熟年離婚の話ではない
次に話が変わるが、ウチが属する業界では30年前には同業者が10社以上あった。今では3~4社に減り、昨年にはついにウチに続く二番手が経営不振に陥った。元来が老成した感じの若い経営者だったが、ウチが出し抜いたり派手にやりまくった訳でもないのに、勝手に自滅している。元々地味な業界だが、時間の問題でウチ以外の「その他」が無くなるんじゃないかと観ている。
業界の様子を眺めて、威張るというよりも「何故、そんな結果になったのか」と筆者は最近よく考える。物事を比較して考えるのはとても大切だ。
例えば、ウチには幾つかの製品の中の一つにAという製品がある。他社もブランドこそ違うが同種製品を扱っている。品質や価格にも大した差は無いから、その意味で五分五分だ。

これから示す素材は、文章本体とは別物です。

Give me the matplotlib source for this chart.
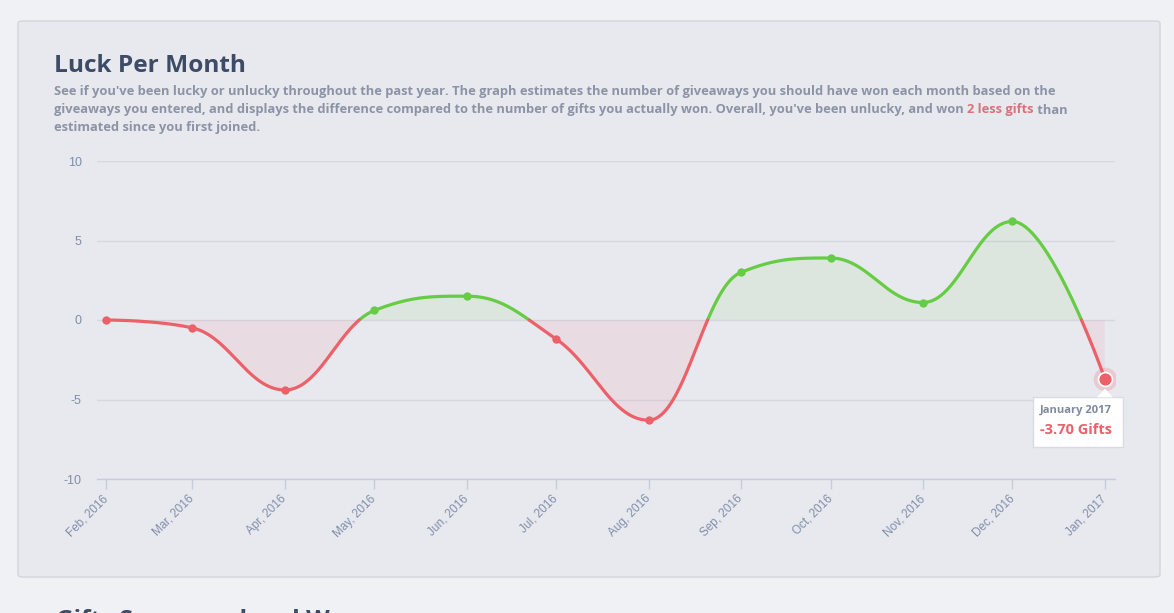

けれども、国内でA製品を売っているのはウチ一社だけである。確かに売るのが難しい商品なのだが、ウチの独壇場となっている。同業他社がA相当製品を「何故(殆ど)よう売らないのか?その理由は何だと思うか」と、社内で有力な社員二人に訊いてみた。考えた末に「分からない」と彼らは応えた。
要点の外れる返事をするよりましと考えたかもしれないが、明確な理由がある筈なのに「分からない」ではいけない。が、多分頭が悪いから分からないのではなく、同じ環境に長年どっぷり浸かってやっていると、日々のやり方が「当たり前」過ぎて、問題が存在すること自体に気付かないのだ。気付かなければ解決のしようがないから、こういう点は経営者が最も警戒すべき処だ。
正しく提起された問題には、解答の半分が含まれているという言葉があるが、問題に気付きさえすれば会社は崩壊せず、大抵命が助かる。
(★断っておきたいが、ここでは熟年離婚の話を議論しているのではない!)
会社というのは、ボンヤリしていると知らぬ間に潰れるものだ。不思議な事に大手になるほど、潰れた理由が当人に分からない。証拠に、助っ人として、大概外部から招かれて新しい社長が来るのを見ても、これが分かる。ウチの業界の他社たちも、そんな処だろうが、助っ人は来ない。これでは名経営者どころか、居ないほうがましな経営者になってしまう。